Public_Domain Public_Domain:
When I see you personally endorse a person or stance, it absolutely destroys any credibility I could ever have considered in the source. That's just my personal approach though.
I think it's really easy to suggest that "reverse racism" is to blame when before all else, the failure to assist these children came from deeply sexist beliefs. I think it's deeply off the mark. So we deal with the crippling issue of petty sexist white folks cowardly condoning injustice so that they may hang the minorities with their "fears" (that they feel safe voicing now, of course), then what?
What of the white teenagers who get raped by white people, and they get the same treatment as the girls raped by Pakistanis?
You think the police finding the 'bravery' required to finger the immigrants is going to deal with the actual issue: the unquestioned deeply-rooted consideration of teenage girls to be self-actualized sexual deviants aiming to destroy men's lives with rape accusations?
I think most of the cops and care workers didn't talk because they're ageist sexists, rather than they're "scared of being called racist". It's the most bogus pathetic excuse I really ever hear. "You can't speak the TRUTH without getting called racist these days!" I disagree, you absolutely can.

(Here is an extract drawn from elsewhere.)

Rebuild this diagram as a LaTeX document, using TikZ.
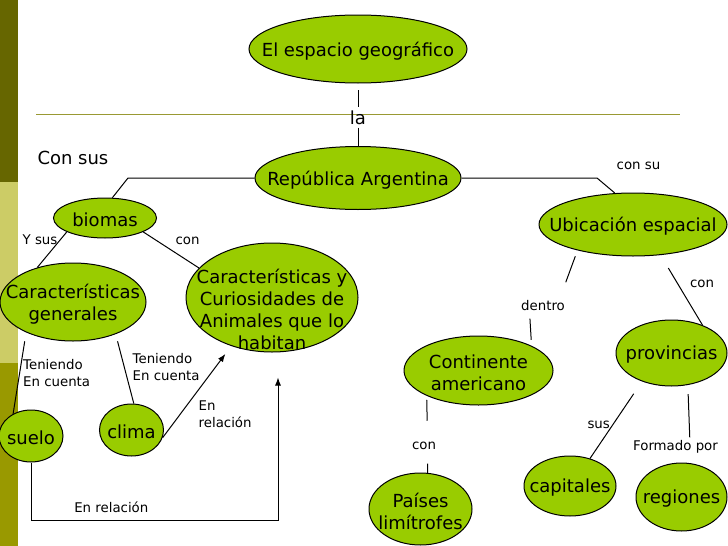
\documentclass[tikz,border=0pt]{standalone}
\usepackage{fontspec}
\setmainfont{DejaVu Sans}
\usetikzlibrary{shapes.geometric,arrows.meta}
\newcommand{\conceptfont}{\fontsize{13.5}{16.5}\selectfont}
\newcommand{\linkfont}{\fontsize{10}{12.75}\selectfont}

\tikzset{every picture/.style={line width=0.75pt}}
\tikzset{
  concept/.style={ellipse, draw=black, fill={rgb, 255:red, 153; green, 204; blue, 0 }, inner sep=0pt},
  every label/.style={font=\conceptfont, align=center, inner sep=0pt, yshift=-1.5pt},
  linkword/.style={font=\linkfont, inner sep=2pt},
  bigword/.style={font=\conceptfont, inner sep=2pt},
  relarrow/.style={-{Latex[length=6pt,width=4.5pt]}},
}

\begin{document}
\begin{tikzpicture}[x=0.75pt,y=0.75pt,yscale=-1,xscale=1]
\useasboundingbox (0,0) rectangle (728,546); %set diagram size 728 x 546

%Shape: Side bars
\fill [color={rgb, 255:red, 102; green, 102; blue, 0 }] (0,0) rectangle (18,182) ;
\fill [color={rgb, 255:red, 204; green, 204; blue, 102 }] (0,182) rectangle (18,363) ;
\fill [color={rgb, 255:red, 153; green, 153; blue, 0 }] (0,363) rectangle (18,546) ;
%Straight Lines: title rule
\draw [color={rgb, 255:red, 153; green, 153; blue, 51 }, line width=1.2pt] (36,114.5) -- (680,114.5) ;

%Shape: Ellipse
\node [concept, minimum width=163.5pt, minimum height=51pt, label=center:{El espacio geográfico}] (geo) at (358,49) {};
\node [concept, minimum width=154.5pt, minimum height=47.25pt, label=center:{República Argentina}] (rep) at (358,178) {};
\node [concept, minimum width=77.25pt, minimum height=30pt, label=center:{biomas}] (biomas) at (105,218) {};
\node [concept, minimum width=141pt, minimum height=47.25pt, label=center:{Ubicación espacial}] (ubic) at (633,224.5) {};
\node [concept, minimum width=109.5pt, minimum height=58.5pt, label={center:{Características\\generales}}] (cgen) at (73,302) {};
\node [concept, minimum width=129pt, minimum height=81.75pt, label={[yshift=-7.5pt]center:{Características y\\Curiosidades de\\Animales que lo\\habitan}}] (ccur) at (272,297.5) {};
\node [concept, minimum width=48pt, minimum height=39pt, label=center:{suelo}] (suelo) at (31,436) {};
\node [concept, minimum width=48pt, minimum height=39pt, label=center:{clima}] (clima) at (131.5,430) {};
\node [concept, minimum width=111.75pt, minimum height=51.75pt, label={center:{Continente\\americano}}] (cont) at (478.5,370.5) {};
\node [concept, minimum width=83.25pt, minimum height=49.5pt, label=center:{provincias}] (prov) at (671.5,353) {};
\node [concept, minimum width=69pt, minimum height=45pt, label=center:{capitales}] (cap) at (570,486) {};
\node [concept, minimum width=68.25pt, minimum height=51pt, label=center:{regiones}] (reg) at (681.5,497) {};
\node [concept, minimum width=77.25pt, minimum height=54pt, label={center:{Países\\limítrofes}}] (pais) at (420.5,509) {};

%Text
\node [bigword] (la) at (358,117.4) {la};
\node [bigword, anchor=west, inner sep=0pt] (consus) at (37,157.5) {Con sus};
\node [linkword] (ysus) at (40,240) {Y sus};
\node [linkword] (conbio) at (187.5,241) {con};
\node [linkword] (consu) at (638.5,166) {con su};
\node [linkword, align=left, anchor=west] (tsuelo) at (20,373.5) {Teniendo\\En cuenta};
\node [linkword, align=left, anchor=west] (tclima) at (129.5,367.5) {Teniendo\\En cuenta};
\node [linkword, align=left, anchor=west] (rclima) at (195.5,414) {En\\relación};
\node [linkword] (rsuelo) at (111.3,507.5) {En relación};
\node [linkword] (dentro) at (543,306) {dentro};
\node [linkword] (conprov) at (702,284) {con};
\node [linkword] (sus) at (598.7,424.7) {sus};
\node [linkword] (formado) at (675.5,447) {Formado por};
\node [linkword] (conpais) at (424,446) {con};

%Straight Lines
\draw [shorten <=5pt] (geo) -- (la) ;
\draw (la) -- (rep) ;
\coordinate (bendL) at (128,178) ;
\coordinate (bendR) at (597,178) ;
\draw (rep.west) -- (bendL) -- (biomas.70) ;
\draw (rep.east) -- (bendR) -- (ubic.120) ;
\draw (biomas.200) -- (cgen.136) ;
\draw (biomas.340) -- (ccur.158) ;
\draw [shorten <=6.75pt] (cgen.213) -- (suelo.129) ;
\draw [shorten <=5.5pt] (cgen.323) -- (clima.85) ;
\draw [relarrow, shorten >=7.4pt] (clima.346) -- (ccur.230) ;
\coordinate (bendB) at (278,520) ;
\draw [relarrow, shorten >=18.75pt] (suelo.south) |- (bendB) -- (bendB |- ccur.south) ;
\draw [shorten <=4.7pt, shorten >=12.3pt] (ubic.205) -- (dentro.26) ;
\draw [shorten <=3.2pt, shorten >=4.4pt] (dentro.212) -- (cont.25) ;
\draw [shorten <=11.3pt] (ubic.312) -- (prov.42) ;
\draw [shorten <=11.1pt] (prov.224) -- (cap.54) ;
\draw [shorten <=6.8pt] (prov.297) -- (formado.34) ;
\draw [shorten <=3pt, shorten >=13.7pt] (cont.206) -- (conpais.63) ;
\draw [shorten <=8pt] (conpais.297) -- (pais.79) ;

\end{tikzpicture}
\end{document}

The fear of being called racist is so harsh, I guess generally treating teenage girls like shit is easier.
Your argument needs a couple of tweaks. It's not reverse racism, it's just fear of being labelled racist. It's a valid part of this problem.

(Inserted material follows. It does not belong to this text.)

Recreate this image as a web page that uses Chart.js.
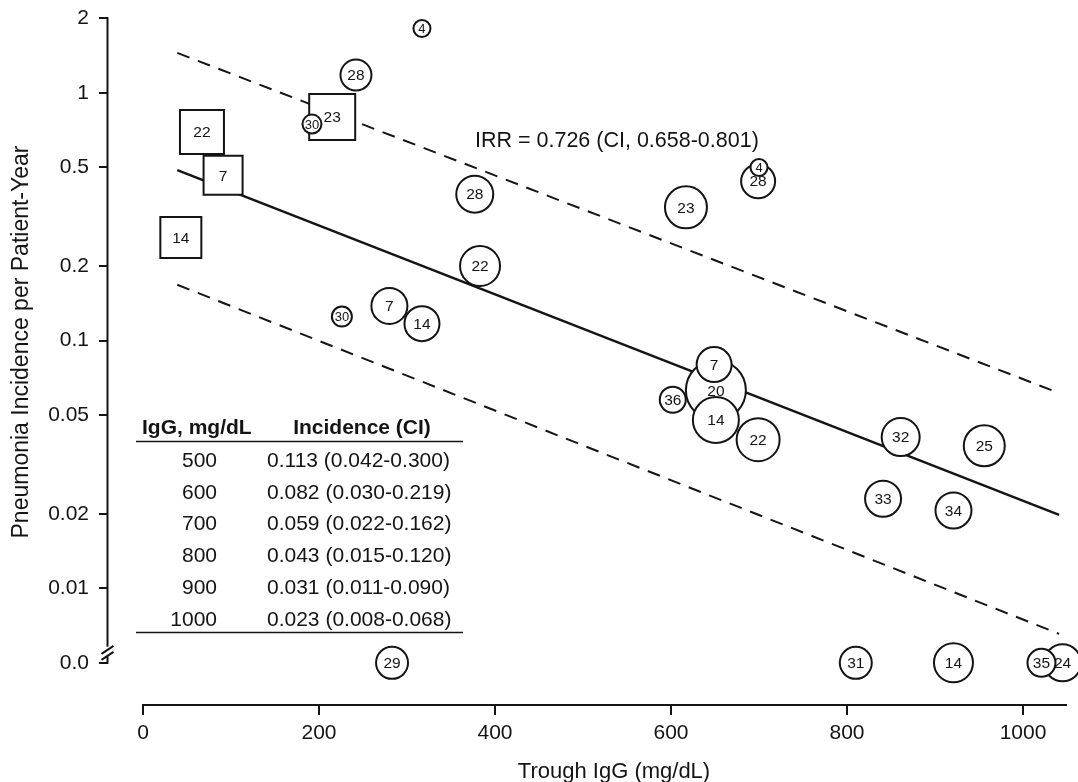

But as you point out, the reason this fear was allowed to operate, is because of the classist, not just sexist attitudes of the whites. This is about class as much as sex. As I said earlier, if these were girls from solid middle or upper class homes (one nice thing about Britain is you can use those terms and nobody raises an eyebrow), no way fear of being labelled racist would have prevented the system from acting (it's not all about the cops) from the greater fear of the middle class outrage. The girls would not have been seen as deserving it or wanting it.